What Marchionne Wants, Marchionne Gets — Sometimes

Wall Street Journal - May 24, 2013

Chrysler/Fiat CEO Sergio Marchionne, who is known for getting his way even if that means bruising rivals, has made it clear that he seeks to make a deal to own all of Chrysler Group LLC.

Get the details as analysts wonder if Marchionne can make it happen.

The chief executive of Chrysler Group LLC and majority owner Fiat SpA aims to have the Italian company buy full control of the U.S. auto maker and publicly sell shares on a U.S. stock exchange, a maneuver likely to include a complicated chain reaction that could mean more than $20 billion in deals.

That is almost as big as the $23 billion initial public offering by General Motors Co. in 2010. The stock sale delivered a $260 million payday to banks that worked on the deal. Mr. Marchionne’s ambitions are causing the biggest U.S. and European banks to circle.

Mr. Marchionne has been working on two elements of his plan for months. One is a bid to raise new financing for Fiat to give the company a financial cushion as it works through the pieces of his overall strategy.

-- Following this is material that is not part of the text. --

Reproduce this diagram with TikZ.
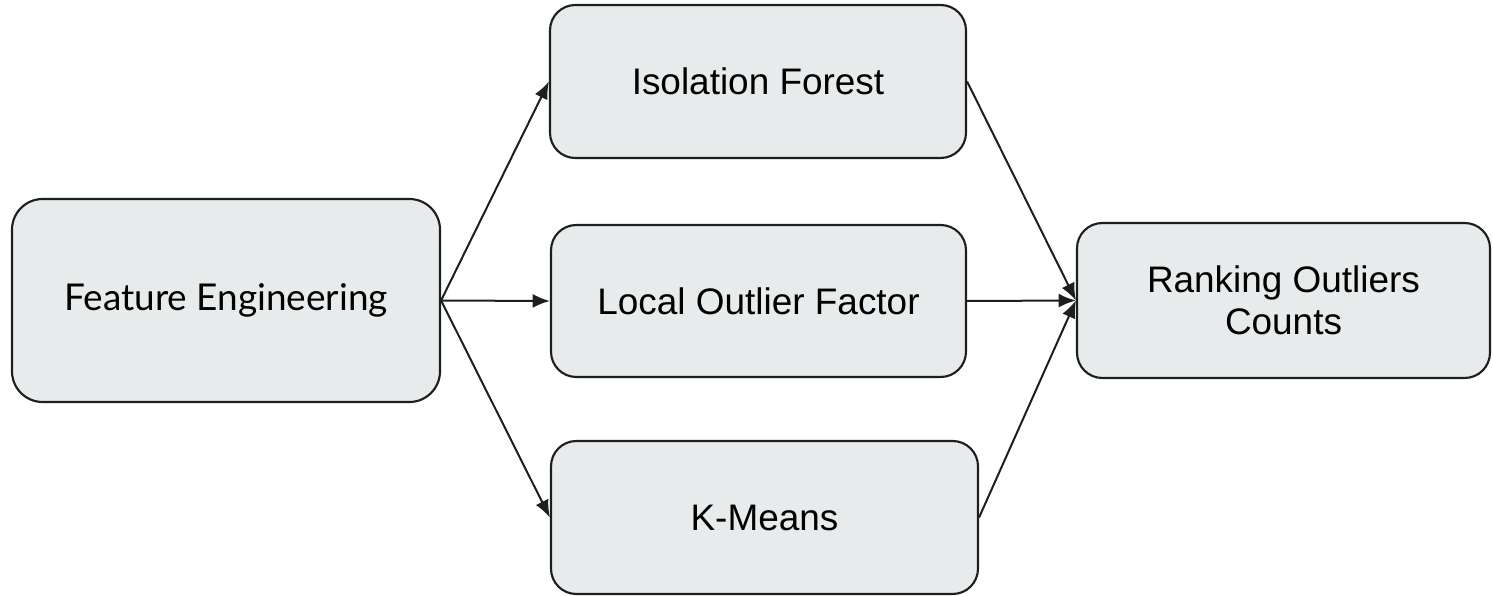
\documentclass[tikz,border=0pt]{standalone}
\usepackage{fontspec}
\setmainfont{Liberation Sans}
\newfontfamily\labelfont{Lato}
\usetikzlibrary{arrows.meta}
\definecolor{boxfill}{RGB}{232,235,236}
\definecolor{boxline}{RGB}{30,30,30}
\tikzset{
  stage/.style={draw=boxline, fill=boxfill, line width=1.6pt, rounded corners=19pt,
    align=center, inner sep=0pt, font=\fontsize{27.7}{31.5}\selectfont},
  flow/.style={draw=boxline, line width=1.5pt, -{Latex[length=13pt,width=10.5pt]}}
}
\begin{document}
\begin{tikzpicture}[x=0.75pt,y=-0.75pt]
  \useasboundingbox (0,0) rectangle (1493,596);
  \node[stage, rounded corners=23pt, minimum width=321pt, minimum height=152.25pt,
        font=\labelfont\fontsize{27.7}{31.5}\selectfont] (fe) at (226,300.5) {Feature Engineering};
  \node[stage, minimum width=312pt, minimum height=114.75pt] (iso) at (758,81.5) {Isolation Forest};
  \node[stage, minimum width=311.25pt, minimum height=114pt] (lof) at (758.5,301) {Local Outlier Factor};
  \node[stage, minimum width=320.25pt, minimum height=114.75pt] (km) at (764.5,517.5) {K-Means};
  \node[stage, minimum width=309.75pt, minimum height=116.25pt] (rank) at (1283.5,300.5) {Ranking Outliers\\Counts};
  \draw[flow] (fe.east) -- (iso.west);
  \draw[flow] (fe.east) -- (lof.west);
  \draw[flow] (fe.east) -- (km.west);
  \draw[flow] (iso.east) -- (rank.west);
  \draw[flow] (lof.east) -- (rank.west);
  \draw[flow] (km.east) -- (rank.west);
\end{tikzpicture}
\end{document}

The second piece: acquiring the 41.5% stake in Chrysler now held by a trust fund that provides health care for Chrysler’s retired workers. That deal is bogged down in court.

Last year, Fiat exercised an option to buy a 3.3% stake from the trust fund, known as a voluntary employee beneficiary association, or VEBA. The fund is willing to sell, but the two sides are at odds over the price.

An expected court ruling in July will help provide a formula for setting a price for part of the stake. The two sides will then have to negotiate separately on a price for Fiat to buy the rest. If an agreement isn’t reached, the fund aims to sell its shares in an IPO. But that would be a costly step and make it harder for Fiat to end up with 100% of Chrysler.

Mr. Marchionne has said that Fiat, which ended its latest quarter with €11.1 billion ($14.4 billion) in cash, has enough liquidity to buy out the stake [NOTE: analysts disagree] which could cost anywhere from $1.75 billion to $4.27 billion based on Fiat and trust calculations.